WASHINGTON, D.C. – U.S. Senator Olympia J. Snowe (R-Maine) today joined Senators John Barrasso (R-Wyoming) and Orrin Hatch (R-Utah) in introducing legislation to protect Americans and small business from skyrocketing health care premiums. The Jobs and Premium Protection Act repeals the health insurance tax (HIT) included in the President’s health care reform law.
“Preventing the new health insurance tax is critical, especially in the current economic environment. As the cost of health insurance continues to rise unabated – another 9 percent on average this year – individuals and small businesses are struggling to afford coverage,” said Snowe. “Meanwhile, the Democrats’ health care law is set to impose this $60 billion tax and the Director of the Congressional Budget Office has confirmed this tax will be paid by the individuals and small businesses who buy health insurance. This tax could increase the cost of health insurance by 15 percent for small businesses, and kill hundreds of thousands of jobs. I am proud to be a sponsor of the Premium Protection Act, and remain committed to repealing the job-killing health care law, as well as to repealing its worst pieces.”
“Our legislation repeals President Obama’s unfair, hidden tax on America’s job creators, and will save thousands of jobs across the country,” said Barrasso. “With 9 percent unemployment, hardworking Americans cannot afford to be hit hard by even higher premiums. We need to stop the HIT on our economy now – before it starts. This tax is just another example of how the President’s trillion dollar health spending law is only making things worse for small businesses and their workers.”
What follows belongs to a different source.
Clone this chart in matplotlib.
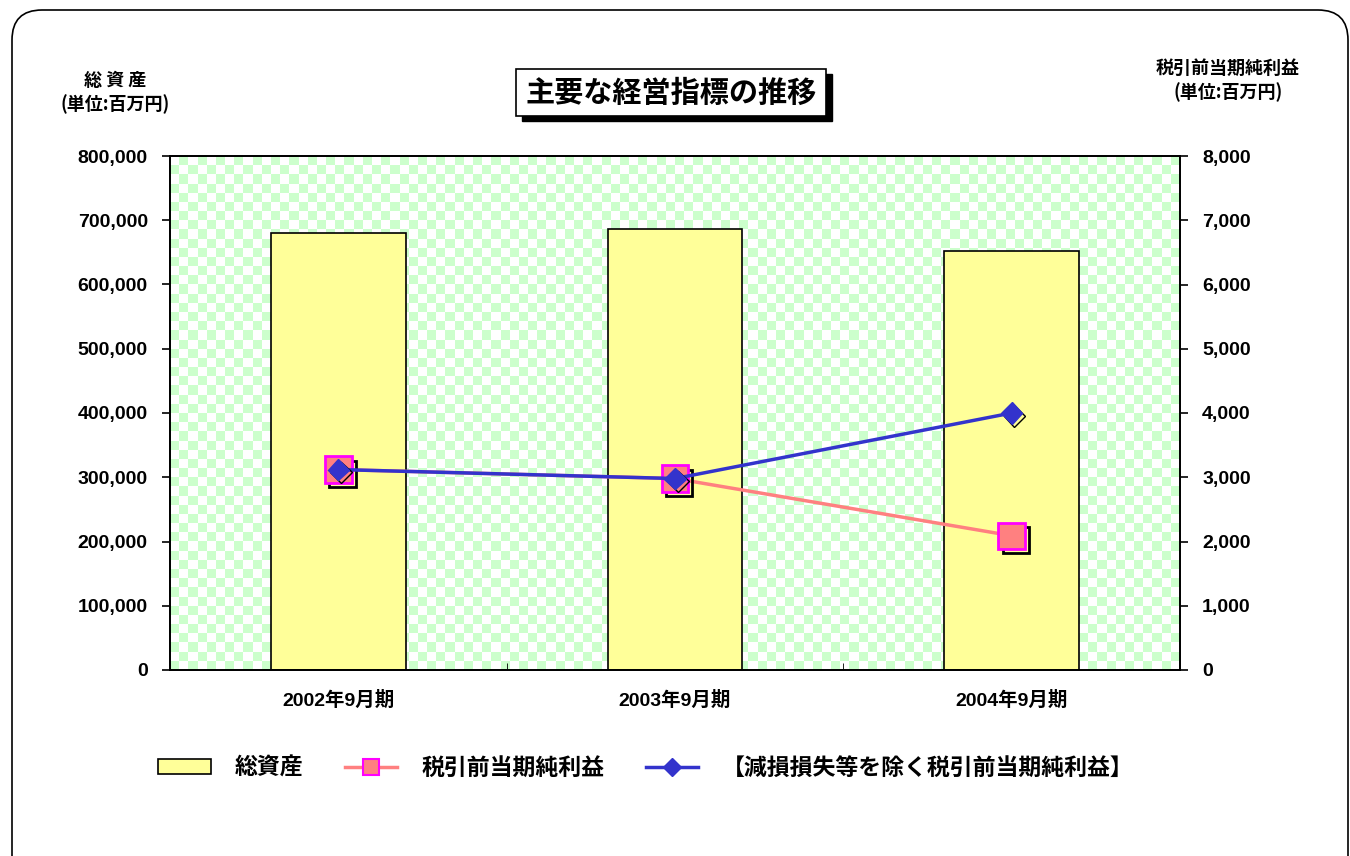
import numpy as np
import matplotlib.pyplot as plt
import matplotlib.patheffects as pe
from matplotlib.patches import FancyBboxPatch, Rectangle
from matplotlib.lines import Line2D
from matplotlib.patches import Patch
from matplotlib.transforms import IdentityTransform

plt.rcParams['font.family'] = ['Liberation Sans', 'Noto Sans CJK JP']
plt.rcParams['font.weight'] = 'bold'

periods = ['2002年9月期', '2003年9月期', '2004年9月期']
total_assets = [680000, 686000, 652000]
pretax_profit = [3120, 2980, 2090]
pretax_ex_impair = [3120, 2980, 4000]

W, H = 1350, 856
fig = plt.figure(figsize=(13.5, 8.56), dpi=100)
ax = fig.add_axes([170/W, 1-670/H, 1010/W, 514/H])
ax2 = ax.twinx()

x = np.arange(len(periods))

# checker background
nx, ny = 110, 56
checker = (np.add.outer(np.arange(ny), np.arange(nx)) % 2)
cmap = plt.matplotlib.colors.ListedColormap(['white', '#ccffcc'])
ax.imshow(checker, cmap=cmap, extent=[-0.5, 2.5, 0, 800000], aspect='auto',
          interpolation='nearest', zorder=0)

ax.bar(x, total_assets, width=0.4, color='#ffff99', edgecolor='black', linewidth=1.2, zorder=2)
ax.set_xlim(-0.5, 2.5)
ax.set_ylim(0, 800000)
ax.set_yticks(np.arange(0, 800001, 100000))
ax.yaxis.set_major_formatter(plt.FuncFormatter(lambda v, p: f'{int(v):,}'))
ax.set_xticks(x)
ax.set_xticklabels(periods, fontsize=14)
ax.set_xticks([0.5, 1.5], minor=True)
ax.tick_params(axis='x', which='major', length=0, pad=15)
ax.tick_params(axis='x', which='minor', length=5, direction='in')
ax.tick_params(axis='y', labelsize=14, length=6, width=1.2, direction='out', pad=10)

ax2.set_ylim(0, 8000)
ax2.set_yticks(np.arange(0, 8001, 1000))
ax2.yaxis.set_major_formatter(plt.FuncFormatter(lambda v, p: f'{int(v):,}'))
ax2.tick_params(axis='y', labelsize=14, length=6, width=1.2, direction='out', pad=10)

for a in (ax, ax2):
    for s in a.spines.values():
        s.set_linewidth(1.3)

ax2.plot(x, pretax_profit, color='#ff8080', linewidth=2.5, zorder=3)
ax2.plot(x, pretax_profit, linestyle='none', marker='s', markersize=19,
         markerfacecolor='#ff8080', markeredgecolor='#ff00ff', markeredgewidth=2,
         zorder=4, path_effects=[pe.SimpleLineShadow(offset=(3, -3), shadow_color='black', alpha=1.0), pe.Normal()])
ax2.plot(x, pretax_ex_impair, color='#3333cc', linewidth=2.5, zorder=5)
ax2.plot(x, pretax_ex_impair, linestyle='none', marker='D', markersize=11,
         markerfacecolor='#3333cc', markeredgecolor='#3333cc',
         zorder=6, path_effects=[pe.SimpleLineShadow(offset=(2, -2), shadow_color='black', alpha=1.0), pe.Normal()])

jp = ['Noto Sans CJK JP']
# axis captions
fig.text(115/W, 1-80/H, '総 資 産', ha='center', va='center', fontsize=13, family=jp, weight='bold')
fig.text(115/W, 1-104/H, '(単位:百万円)', ha='center', va='center', fontsize=13, family=jp, weight='bold')
fig.text(1228/W, 1-68/H, '税引前当期純利益', ha='center', va='center', fontsize=13, family=jp, weight='bold')
fig.text(1228/W, 1-92/H, '(単位:百万円)', ha='center', va='center', fontsize=13, family=jp, weight='bold')

# title with shadowed box
fig.patches.append(Rectangle((522/W, 1-121/H), 310/W, 47/H, transform=fig.transFigure,
                             facecolor='black', edgecolor='black'))
fig.patches.append(Rectangle((516/W, 1-116/H), 310/W, 47/H, transform=fig.transFigure,
                             facecolor='white', edgecolor='black', linewidth=1.2))
fig.text(671/W, 1-93/H, '主要な経営指標の推移', ha='center', va='center',
         fontsize=21, family=jp, weight='bold')

# legend
handles = [
    Patch(facecolor='#ffff99', edgecolor='black', linewidth=1.2),
    Line2D([], [], color='#ff8080', linewidth=2.5, marker='s', markersize=12,
           markerfacecolor='#ff8080', markeredgecolor='#ff00ff', markeredgewidth=1.5),
    Line2D([], [], color='#3333cc', linewidth=2.5, marker='D', markersize=9,
           markerfacecolor='#3333cc', markeredgecolor='#3333cc'),
]
labels = ['総資産', '税引前当期純利益', '【減損損失等を除く税引前当期純利益】']
fig.legend(handles, labels, loc='center', bbox_to_anchor=(646/W, 1-768/H), ncol=3,
           frameon=False, prop={'family': jp, 'weight': 'bold', 'size': 16.5},
           handlelength=2.3, handleheight=0.6, columnspacing=1.8, handletextpad=1.05)

# outer rounded border (pixel coordinates)
border = FancyBboxPatch((12, -30), 1336, 876, boxstyle='round,pad=0,rounding_size=30',
                        transform=IdentityTransform(), facecolor='none', edgecolor='black',
                        linewidth=1.2)
fig.patches.append(border)

fig.savefig('out.png', dpi=100)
“Chock full of tax hikes, mandates and government overreach, the President’s $2.6 trillion health spending law is an anchor around our economy’s neck,” said Hatch. “The health law’s insurance tax is especially damaging, undercutting our economic recovery by increasing the cost of health coverage. Money that could go to higher wages, new workers, or investment will instead go to pay this new tax. With insurance premiums already skyrocketing and unemployment hovering at 9 percent, this tax makes no sense. The President is demanding jobs legislation; he should start by supporting the repeal of this tax.”
BACKGROUND: The Jobs and Premium Protection Act repeals Section 9010 of the President’s health care law, known as the health insurance tax (HIT).
If the HIT is not repealed, starting in 2014, health insurance companies will be taxed based on their net premiums written in the fully-insured market.
- 87 % of small businesses purchase their insurance in this fully-insured market, and it is the place the self-employed and uninsured go to when they purchase insurance.
- The HIT will impose $87 billion in costs on businesses and their employees in the first ten years, diverting revenue that could be used for higher wages, new hires, and capital investment.
- Over the second ten years, this cost to businesses and their employees will be $208 billion.
Ultimately, the cost of this tax will be passed through to American workers. They will pay the tax in the form of lower wages or higher premium contributions.
According to a study released by former CBO Director, Douglas Holtz-Eakin, the average employee with a family plan will see their take-home pay reduced by $5,000 over the next decade due to this tax.
The Joint Committee on Taxation wrote in a letter to Senator Jon Kyl (R-AZ) confirming that eliminating the HIT would decrease the average family premium in 2016 by $350 to $400.
A recent NFIB study estimates that this tax will force the private sector to shed between 125,000 and 249,000 jobs between now and 2021—with more than half of those losses falling on the backs of small businesses.